There is a common adage amongst purist Formula One fans that the racing season only truly begins when the European circuit starts. This year, the European calendar starts with the Spanish Grand Prix, scheduled on the 12th of May 2019.
Ferrari, arguably the biggest name in Formula One racing will certainly be hoping that this maxim holds true. The Italian giants have had a horrible start to their campaign, losing out the front grid in all the four races so far to rivals Mercedes. Both their drivers, Sebastian Vettel and Charles Leclerc have failed to hit the ground running, with the cars not helping their cause either. Team Principle Mattia Binotto will be hoping for the narrative to finally change this time around, while Lewis Hamilton and Valtteri Bottas will look to preserve their lead for Mercedes once again.
Before the chequered flag is waved at the Circuit de Catalunya, here are five things you should know about the Spanish Grand Prix:
1.Ferrari will be making another engine upgrade
Already trailing Mercedes by a massive 74 points in the Constructor's Standings, Ferrari has decided to push through a new engine upgrade to the SF90, despite it being initially scheduled for Montreal. They had already made an aerodynamic upgrade for Baku, so it will be interesting to see if the latest one makes any changes to the team’s fortunes.
According to Binotta, “We are currently behind in the championship and we have to catch up, which we know means that our development work will be the key to this season. Having brought a new aerodynamic package to Baku, we will also bring some developments in this area to Barcelona. On top of that, we will have a new power unit that we are introducing ahead of schedule, as the second specification was due to be brought to Canada.”
Ferrari has reason to be hopeful as well, as their car was consistently the fastest at the same track during pre-season testing in February. It thus remains to be seen if an upset is due or not.
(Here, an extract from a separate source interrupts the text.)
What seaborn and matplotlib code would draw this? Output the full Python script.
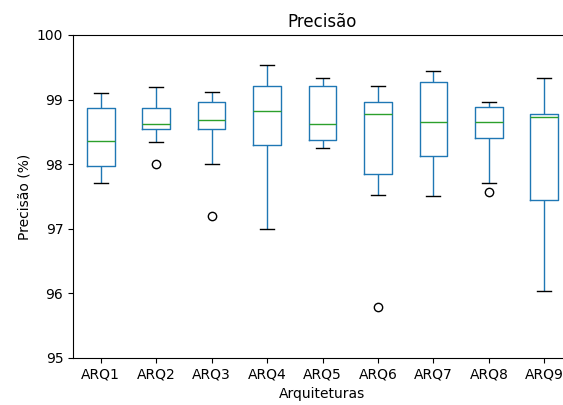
import matplotlib
matplotlib.use("Agg")
import matplotlib.pyplot as plt
import seaborn as sns
import pandas as pd

# Values (five-number summary per architecture + outliers)
arquiteturas = ["ARQ1", "ARQ2", "ARQ3", "ARQ4", "ARQ5", "ARQ6", "ARQ7", "ARQ8", "ARQ9"]
whisker_low = [97.71, 98.34, 98.01, 97.00, 98.25, 97.53, 97.50, 97.71, 96.04]
q1 = [97.97, 98.54, 98.54, 98.29, 98.38, 97.85, 98.13, 98.40, 97.44]
mediana = [98.36, 98.62, 98.68, 98.82, 98.62, 98.78, 98.66, 98.66, 98.73]
q3 = [98.87, 98.87, 98.96, 99.21, 99.21, 98.96, 99.28, 98.89, 98.77]
whisker_high = [99.10, 99.19, 99.12, 99.54, 99.33, 99.21, 99.44, 98.96, 99.33]
outliers = [[], [98.01], [97.20], [], [], [95.79], [], [97.57], []]

# Build samples whose (linear) quartiles reproduce the summary above (9 values each)
rows = []
for i, arq in enumerate(arquiteturas):
    if outliers[i]:
        vals = [outliers[i][0], whisker_low[i], q1[i], mediana[i], mediana[i],
                mediana[i], q3[i], q3[i], whisker_high[i]]
    else:
        vals = [whisker_low[i], q1[i], q1[i], mediana[i], mediana[i],
                mediana[i], q3[i], q3[i], whisker_high[i]]
    for v in vals:
        rows.append({"Arquiteturas": arq, "Precisão": v})
df = pd.DataFrame(rows)

fig = plt.figure(figsize=(5.63, 4.05), dpi=100)
ax = fig.add_axes([73 / 563, (405 - 358) / 405, (572 - 73) / 563, (358 - 35) / 405])

sns.boxplot(
    data=df, x="Arquiteturas", y="Precisão", order=arquiteturas, ax=ax,
    fill=False, color="#1f77b4", linewidth=1, width=0.5, whis=1.5,
    boxprops=dict(color="#1f77b4"),
    whiskerprops=dict(color="#1f77b4"),
    capprops=dict(color="black"),
    medianprops=dict(color="#2ca02c"),
    flierprops=dict(marker="o", markeredgecolor="black", markerfacecolor="none",
                    markersize=6, markeredgewidth=1),
)

ax.set_xlim(-0.5, 8.5)
ax.set_ylim(95, 100)
ax.set_yticks([95, 96, 97, 98, 99, 100])
ax.spines["right"].set_visible(False)
ax.set_title("Precisão", fontsize=12)
ax.set_xlabel("Arquiteturas", fontsize=10)
ax.set_ylabel("Precisão (%)", fontsize=10)
ax.tick_params(labelsize=10)

fig.savefig("out.png", dpi=100)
2. The Spanish Grand Prix is stepped with history
Having been operational since 1951, the Spanish Grand Prix has seen some of the finest racers and individual performances in the history of the sport. Michael Schumacher’s fifth-gear drive in 1994 to finish a strong second, Gilles Villeneuve’s win in 1981 and the Vettel v Hamilton duel in 2011 that saw the former win by just 0.63 seconds are ones that spring to mind instantly. Hamilton is the defending champion and he will be eager to underline his dominance once again and regain his seat at the top of the Driver’s Championship, on which he now trails teammate Bottas by just one point.
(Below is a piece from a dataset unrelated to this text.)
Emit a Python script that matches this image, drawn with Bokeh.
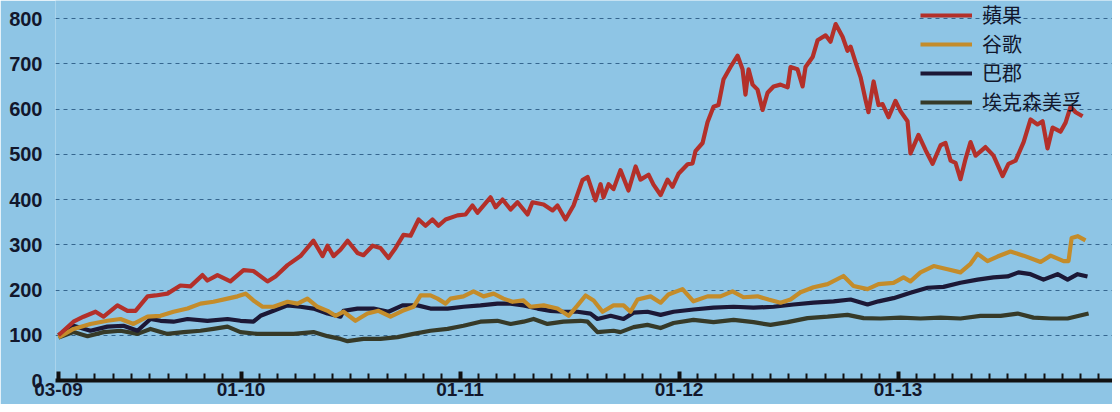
from bokeh.plotting import figure
from bokeh.models import Range1d, FixedTicker, Legend, LegendItem
from bokeh.embed import file_html
from bokeh.resources import INLINE

# months since 2009-03
apple_m = [0, 0.82, 1.37, 2.03, 2.47, 3.23, 3.78, 4.22, 4.88, 5.32, 5.97, 6.68, 7.23, 7.89, 8.16, 8.71,
           9.42, 10.14, 10.68, 11.45, 11.89, 12.55, 13.26, 13.97, 14.47, 14.74, 15.07, 15.45, 15.84,
           16.38, 16.71, 17.21, 17.64, 18.08, 18.47, 18.9, 19.29, 19.73, 20.11, 20.49, 20.82, 21.21,
           21.86, 22.3, 22.68, 22.96, 23.67, 23.95, 24.33, 24.77, 25.15, 25.7, 25.97, 26.58, 27.07,
           27.34, 27.78, 28.22, 28.71, 28.99, 29.42, 29.7, 29.86, 30.14, 30.41, 30.79, 31.23, 31.62,
           31.89, 32.33, 32.6, 32.99, 33.37, 33.64, 33.97, 34.47, 34.74, 34.9, 35.29, 35.56, 35.89,
           36.16, 36.44, 36.82, 37.21, 37.48, 37.64, 37.81, 38.03, 38.3, 38.58, 38.85, 39.18, 39.56,
           39.95, 40.11, 40.49, 40.77, 40.93, 41.32, 41.59, 42.03, 42.3, 42.58, 42.96, 43.23, 43.4,
           43.67, 43.95, 44.22, 44.38, 44.66, 44.93, 45.15, 45.48, 45.86, 46.14, 46.52, 46.68, 47.12,
           47.51, 47.89, 48.33, 48.6, 48.88, 49.15, 49.42, 49.7, 49.97, 50.25, 50.79, 51.23, 51.73,
           52.05, 52.44, 52.88, 53.26, 53.64, 53.92, 54.19, 54.47, 54.9, 55.18, 55.45, 55.73, 56.11]
apple_v = [100, 130, 141, 152, 141, 166, 154, 154, 186, 188, 192, 210, 208, 233, 221, 233,
           219, 244, 242, 219, 230, 255, 275, 309, 275, 298, 275, 289, 309,
           282, 277, 298, 293, 271, 293, 322, 320, 356, 342, 356, 342, 356,
           365, 367, 387, 371, 405, 383, 400, 378, 394, 367, 394, 389, 376,
           387, 356, 387, 443, 450, 398, 434, 405, 434, 423, 465, 420, 473,
           444, 455, 433, 410, 444, 428, 457, 478, 480, 507, 525, 571, 605,
           609, 666, 693, 718, 688, 632, 688, 654, 643, 598, 636, 650, 654,
           648, 693, 688, 650, 693, 715, 752, 763, 749, 788, 760, 729, 738,
           704, 670, 620, 593, 661, 609, 611, 582, 618, 595, 573, 502, 543,
           509, 479, 520, 525, 486, 481, 445, 490, 527, 497, 516, 497, 452,
           479, 486, 527, 577, 566, 573, 513, 559, 550, 570, 605, 593, 584]

google_m = [0, 0.82, 1.75, 2.68, 3.4, 4.11, 4.88, 5.59, 6.3, 7.07, 7.78, 8.49, 9.26, 9.81, 10.25,
            10.68, 11.18, 11.78, 12.55, 13.1, 13.64, 14.19, 14.74, 15.18, 15.62, 16.27, 16.93, 17.53,
            18.19, 18.85, 19.45, 19.84, 20.38, 20.77, 21.21, 21.48, 22.19, 22.74, 23.29, 23.84, 24.38,
            24.88, 25.48, 25.86, 26.58, 27.34, 27.95, 28.44, 28.88, 29.32, 29.81, 30.41, 30.96, 31.34,
            31.73, 32.44, 32.99, 33.42, 34.19, 34.79, 35.56, 36.27, 36.93, 37.53, 38.3, 38.9, 39.56,
            40.11, 40.66, 41.37, 42.14, 43.01, 43.56, 44.33, 44.93, 45.75, 46.3, 46.68, 47.23, 47.95,
            48.71, 49.42, 49.97, 50.36, 50.9, 51.45, 52.16, 52.88, 53.81, 54.36, 55.07, 55.34, 55.51,
            55.84, 56.27]
google_v = [95, 114, 125, 132, 136, 125, 141, 143, 152, 159, 170, 174, 181, 186, 192,
            177, 163, 163, 174, 170, 181, 163, 154, 143, 152, 132, 148, 154,
            141, 154, 163, 188, 188, 181, 170, 181, 186, 197, 186, 192, 181,
            174, 177, 163, 166, 159, 143, 166, 188, 177, 152, 166, 166, 152,
            179, 186, 172, 190, 202, 175, 186, 186, 197, 184, 186, 179, 172,
            179, 195, 206, 213, 231, 209, 202, 213, 216, 228, 219, 239, 253,
            246, 239, 258, 280, 264, 274, 285, 276, 262, 276, 264, 264, 315,
            319, 310]

berk_m = [0, 0.82, 1.75, 2.68, 3.56, 4.33, 5.04, 5.59, 6.3, 7.07, 8.16, 9.26, 9.97, 10.68, 11.07,
          11.78, 12.55, 13.26, 13.97, 14.74, 15.45, 15.62, 16.38, 17.26, 18.08, 18.85, 19.67, 20.38,
          21.32, 22.19, 23.12, 24.05, 24.77, 25.48, 26.25, 26.96, 27.67, 28.44, 29.15, 29.53, 30.25,
          30.96, 31.51, 32.27, 32.99, 33.7, 34.79, 35.89, 36.99, 38.08, 39.18, 40.27, 41.37, 42.47,
          43.4, 44.33, 44.93, 45.75, 46.68, 47.62, 48.49, 49.42, 50.36, 51.23, 52.0, 52.6, 53.26,
          53.97, 54.74, 55.29, 55.84, 56.38]
berk_v = [100, 121, 110, 119, 121, 110, 136, 132, 130, 136, 132, 136, 132, 130, 143,
          154, 166, 163, 159, 148, 141, 154, 159, 159, 152, 166, 166, 159,
          159, 163, 166, 170, 170, 166, 159, 154, 152, 152, 148, 136, 143,
          136, 150, 152, 145, 152, 157, 161, 163, 161, 163, 168, 172, 175,
          179, 168, 175, 182, 194, 205, 207, 216, 223, 228, 230, 239, 235,
          223, 235, 223, 235, 230]

exxon_m = [0, 0.82, 1.59, 2.47, 3.4, 4.33, 5.04, 5.97, 6.85, 7.78, 8.49, 9.26, 9.97, 10.9, 11.78,
           12.88, 13.97, 14.74, 15.45, 15.84, 16.71, 17.64, 18.58, 19.45, 20.38, 21.32, 22.19, 23.12,
           24.05, 24.77, 25.48, 26.03, 26.79, 27.67, 28.6, 28.99, 29.53, 30.41, 30.79, 31.51, 32.27,
           32.99, 33.7, 34.79, 35.89, 36.99, 38.08, 39.01, 39.95, 41.04, 42.14, 43.23, 44.11, 45.04,
           46.14, 47.23, 48.33, 49.42, 50.52, 51.62, 52.55, 53.42, 54.36, 55.29, 56.44]
exxon_v = [95, 107, 98, 107, 110, 103, 114, 103, 107, 110, 114, 119, 107, 103, 103,
           103, 107, 98, 92, 87, 92, 92, 96, 103, 110, 114, 121, 130,
           132, 125, 130, 136, 125, 130, 132, 130, 107, 110, 107, 118, 123,
           116, 127, 134, 129, 134, 129, 123, 129, 138, 141, 145, 138, 137,
           139, 137, 139, 137, 143, 143, 148, 139, 137, 137, 148]

names = ["蘋果", "谷歌", "巴郡", "埃克森美孚"]
colors = ["#b3302a", "#c48c2a", "#1c1836", "#363a28"]

tick_pos = [0, 10, 22, 34, 46]
tick_labels = ["03-09", "01-10", "01-11", "01-12", "01-13"]
y_ticks = [0, 100, 200, 300, 400, 500, 600, 700, 800]

BG = "#8ec5e5"
TXT = "#12172c"

p = figure(width=1112, height=404, output_backend="svg", toolbar_location=None,
           x_range=Range1d(-0.164, 57.75), y_range=Range1d(0, 840),
           min_border_left=55, min_border_right=0, min_border_top=0, min_border_bottom=24)
p.background_fill_color = BG
p.border_fill_color = BG
p.outline_line_color = None

p.xgrid.grid_line_color = None
p.ygrid.grid_line_color = "#35668f"
p.ygrid.grid_line_dash = "4 4"
p.ygrid.grid_line_width = 1
p.ygrid.ticker = FixedTicker(ticks=y_ticks[1:])

xa = p.xaxis[0]
xa.ticker = FixedTicker(ticks=tick_pos, minor_ticks=list(range(0, 58)))
xa.major_label_overrides = {t: l for t, l in zip(tick_pos, tick_labels)}
xa.axis_line_color = "#111111"
xa.axis_line_width = 4
xa.major_tick_in = 9
xa.major_tick_out = 0
xa.major_tick_line_width = 4
xa.major_tick_line_color = "#111111"
xa.minor_tick_in = 7
xa.minor_tick_out = 0
xa.minor_tick_line_width = 2
xa.minor_tick_line_color = "#111111"
xa.major_label_standoff = 2
xa.major_label_text_font = "Liberation Sans"
xa.major_label_text_font_style = "bold"
xa.major_label_text_font_size = "19px"
xa.major_label_text_color = TXT

ya = p.yaxis[0]
ya.ticker = FixedTicker(ticks=y_ticks)
ya.axis_line_color = None
ya.major_tick_line_color = None
ya.minor_tick_line_color = None
ya.major_label_standoff = 7
ya.major_label_text_font = "Liberation Sans"
ya.major_label_text_font_style = "bold"
ya.major_label_text_font_size = "20px"
ya.major_label_text_color = TXT

series = [(apple_m, apple_v), (google_m, google_v), (berk_m, berk_v), (exxon_m, exxon_v)]
renderers = []
for (xs, ys), c in zip(series, colors):
    r = p.line(xs, ys, line_color=c, line_width=4.2, line_join="round")
    renderers.append(r)
# draw order: exxon bottom, apple on top
p.renderers = [renderers[3], renderers[2], renderers[1], renderers[0]]

legend = Legend(items=[LegendItem(label=n, renderers=[r]) for n, r in zip(names, renderers)],
                location="top_right", orientation="vertical",
                background_fill_alpha=0, border_line_color=None,
                label_text_font="Liberation Sans, Noto Sans CJK SC", label_text_font_size="20px",
                label_text_color=TXT, glyph_width=52, glyph_height=20, label_height=20,
                label_width=130, label_standoff=10, spacing=-6, padding=0, margin=0)
p.add_layout(legend)

open("out.html", "w").write(file_html(p, INLINE))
3. Mercedes will be weary of complacency
Having made Formula One history by locking out the 1-2 positions in four successive races, Mercedes will be weary of overconfidence sets in. Both Hamilton and Bottas are, however, experienced enough to know that once the European circuits kick in, races come thick and fast and everything could change in a few weeks.
While speaking to the media, team boss Toto Wolff said,” The Spanish Grand Prix will be anything but easy. Despite the good start to the season we remain quite skeptical of our own performance and know that there are a number of areas where we can and must improve. We anticipate a tough and competitive weekend, first against our rivals and also between our drivers."
4. Sportspesa Racing Point could be the dark horses of the Spanish Grand Prix
Racing Point( formerly Force India) has been one of the most impressive teams in the mid-table, outmaneuvering the likes of Alfa Romeo, Renault, and Haas to sit pretty in the fifth spot in the Constructor’s Standings.
Sergio Perez, Racing Point’s most impressive driver has been in fine form this season and finished sixth in Baku. Just like Ferrari, they had also conducted a lot of pre-season tests in Barcelona and one would be well-advised to keep an eye out for them.
5. Tributes will be paid to Senna and Ratzenberger at the Spanish Grand Prix
This week marks the 25th anniversary of the deaths of Formula One legend Ayrton Senna and Austrian racer Roland Ratzenberger in separate accidents at the Imola track in Italy. In an effort to commemorate the tragedy, the Spanish Grand Prix winner will be laying a half Brazilian and a half Australian flag at the first place on the podium. Moreover, all fans will be handed out similar flags during the opening ceremony of the Grand Prix.
Apart from these, a life-size status of Senna weighing 160 kilograms made by British sculptor Paul Oz has been unveiled at the Palau Robert in Barcelona, which will be taken to the circuit on race day and placed behind the main paddock. A selection of 15 historic Formula One cars will also be exhibited to the public in an effort to recognize the origins of the sport.